Apr 9, 2012  •  Post A Comment

Mike Wallace, the "60 Minutes" newsman known for his tough interviews, had died, reports CBSNews.com. He was 93.

Wallace died peacefully while surrounded by family members at Waveny Care Center in New Canaan, Conn., where he had lived for the past few years, according to the story.

"Without him and his iconic style, there probably wouldn’t be a ’60 Minutes,’” said CBS News Chairman Jeff Fager.

Wallace’s death comes within five months of the death of another iconic "60 Minutes" figure, Andy Rooney, points out David Bauder of the Associated Press. Rooney, a commentator known for his cantankerous outlook, died last November at 92 years old, as previously reported.

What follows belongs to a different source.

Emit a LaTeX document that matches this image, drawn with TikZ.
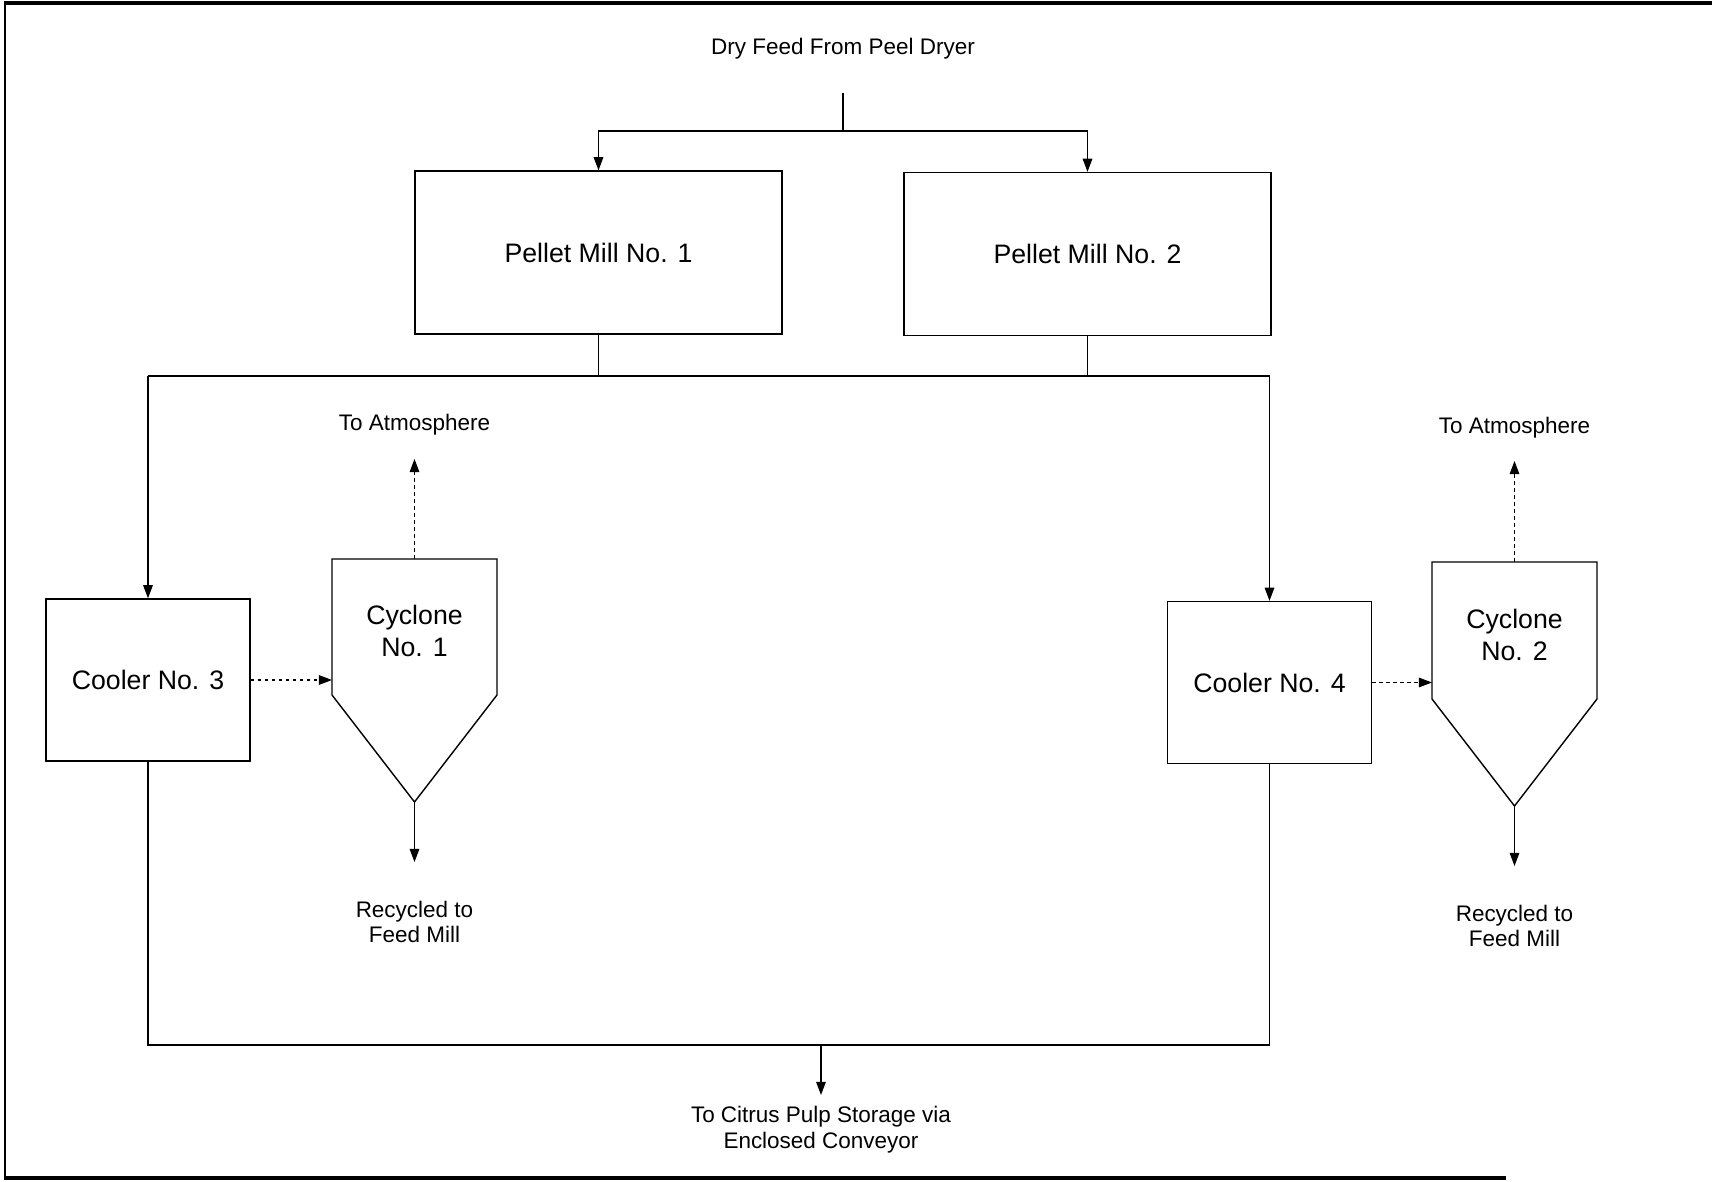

"60 Minutes" will air an extended tribute to Wallace next Sunday, the piece says.

Wallace’s reputation was such that the phrase "Mike Wallace is here to see you" ranked among the most dreaded words a newsmaker might hear, Bauder notes.

"Wallace didn’t just interview people. He interrogated them. He cross-examined them. Sometimes he eviscerated them pitilessly. His weapons were many: thorough research, a cocked eyebrow, a skeptical "Come on" and a question so direct it took your breath away," Bauder writes.

Wallace enjoyed his reputation, according to Fager. "He loved that part of Mike Wallace. He loved being Mike Wallace. He loved the fact that if he showed up for an interview, it made people nervous," Fager said.

The newsman pioneered "ambush interviews," with a camera crew helping to corner alleged wrongdoers wherever he might pressure them into a comment, the piece notes.

When "60 Minutes" founding executive producer Don Hewitt put together the initial staff of the show in 1968, Wallace was part of the program.

While the show wasn’t an immediate hit, the program entered the top 10 in the 1977-78 season and stayed, the piece points out. It’s still television’s most popular newsmagazine.

Wallace’s broadcast career started in 1939 as a jack-of-all-trades at a Michigan radio station, according to Bloomberg. He found his calling in 1956 when he joined "Night Beat," an interview program at a local New York TV station, the story reports. In 1963, when he was 44, Wallace joined CBS News, and five years later Hewitt invited him to join "60 Minutes."

In Hewitt’s 2001 memoir, he described Wallace as “a tiger, the kind of journalist who comes along once in a lifetime, and he hasn’t lost a step along the way," the story notes.